Ya presidente electo, he comprobado el entusiasmo que ha generado su llegada a Caracas, la ciudad donde vivo ahora. Sigo viendo en el indio Evo Morales la firmeza de sus principios y la humildad de quien dice en una rueda de prensa que aún no se cree que sea presidente y me emocionó con las imágenes de su sencilla vivienda en Bolivia, donde no hay un solo traje y menos aún una corbata. Un día después le observo por televisión durante su presencia en Madrid, y sigue repitiendo los mismos comentarios junto con la plana mayor del gobierno español. Con un sencillo jersey de punto asiste a la rueda de prensa con Rodríguez Zapatero, y con una ropa similar visita a Juan Carlos de Borbón en la Zarzuela. No cumple el saludo de protocolo y saluda al rey con una palmada en la cintura. No he visto todavía al político español que reniegue de la corbata y salude con esa naturalidad.
Ya sé que son sólo formas y que con eso no se resuelve la justicia social y las necesidades de los pueblos, pero el Partido Popular no quiso recibir ni encontrarse con el indio en Madrid. Y las crónicas de la prensa de derechas no tienen desperdicio: “Evo Morales se presentó en el Palacio de la Moncloa en jersey de rayas, tras aterrizar en el aeropuerto de Barajas en un avión prestado por Fidel Castro con unos guardaespaldas prestados por el venezolano Hugo Chávez”. O esta otra información: “¡Peligro!
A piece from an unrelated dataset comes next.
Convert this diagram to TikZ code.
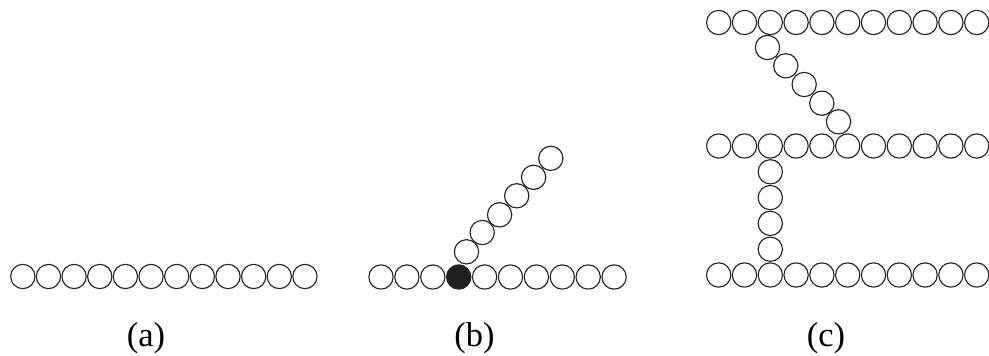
\documentclass[tikz,border=0pt]{standalone}
\usepackage{fontspec}
\setmainfont{Liberation Serif}
\newfontfamily\labfont{Liberation Serif}
\begin{document}
\begin{tikzpicture}[x=1pt,y=-1pt,
  bead/.style={circle,draw=black!85,line width=1.15pt,minimum size=24.3pt,inner sep=0pt},
  fullbead/.style={bead,fill=black!88},
  lab/.style={font=\labfont\fontsize{34.5}{40}\selectfont,anchor=base,inner sep=0pt}]
\useasboundingbox (0,0) rectangle (989,356);
\clip (0,0) rectangle (989,356);
% (a)
\foreach \i in {0,...,11} \node[bead] (a\i) at ({22.8+25.65*\i},276.5) {};
% (b)
\foreach \i in {0,1,2,4,5,6,7,8,9} \node[bead] (b\i) at ({381+25.9*\i},277) {};
\node[fullbead] (b3) at (458.7,277) {};
\foreach \x/\y [count=\k] in {466.5/251.8,482.2/232.5,499.6/214.8,516.7/195.8,533.6/177.3,550.8/158.3}
  \node[bead] (bb\k) at (\x,\y) {};
% (c)
\foreach \i in {0,...,10} {
  \node[bead] (ct\i) at ({718.7+25.8*\i},22.5) {};
  \node[bead] (cm\i) at ({718.7+25.8*\i},146) {};
  \node[bead] (cb\i) at ({718.7+25.8*\i},275) {};
}
\foreach \x/\y [count=\k] in {767.5/47.5,785.8/65.8,804.2/84.5,821.8/103.2,838.5/121.8}
  \node[bead] (cd\k) at (\x,\y) {};
\foreach \y [count=\k] in {171.8,197.6,223.4,249.2}
  \node[bead] (cv\k) at (770.3,\y) {};
% labels
\node[lab] (la) at (146,346) {(a)};
\node[lab] (lb) at (474.5,346) {(b)};
\node[lab] (lc) at (826,346) {(c)};
\end{tikzpicture}
\end{document}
Un Evo anda suelto. Ya está aquí, ha llegado. Y todo después de haber visitado a sus dos ídolos: Chávez y Castro... ¡Menudo ejemplo!. Políticos tercermundistas incapaces de dar al pueblo libertad, incapaces de bajar del púlpito al que se auparon en momentos de zozobra de su país”.
Sin duda alguna, son todas ellas buenas señales.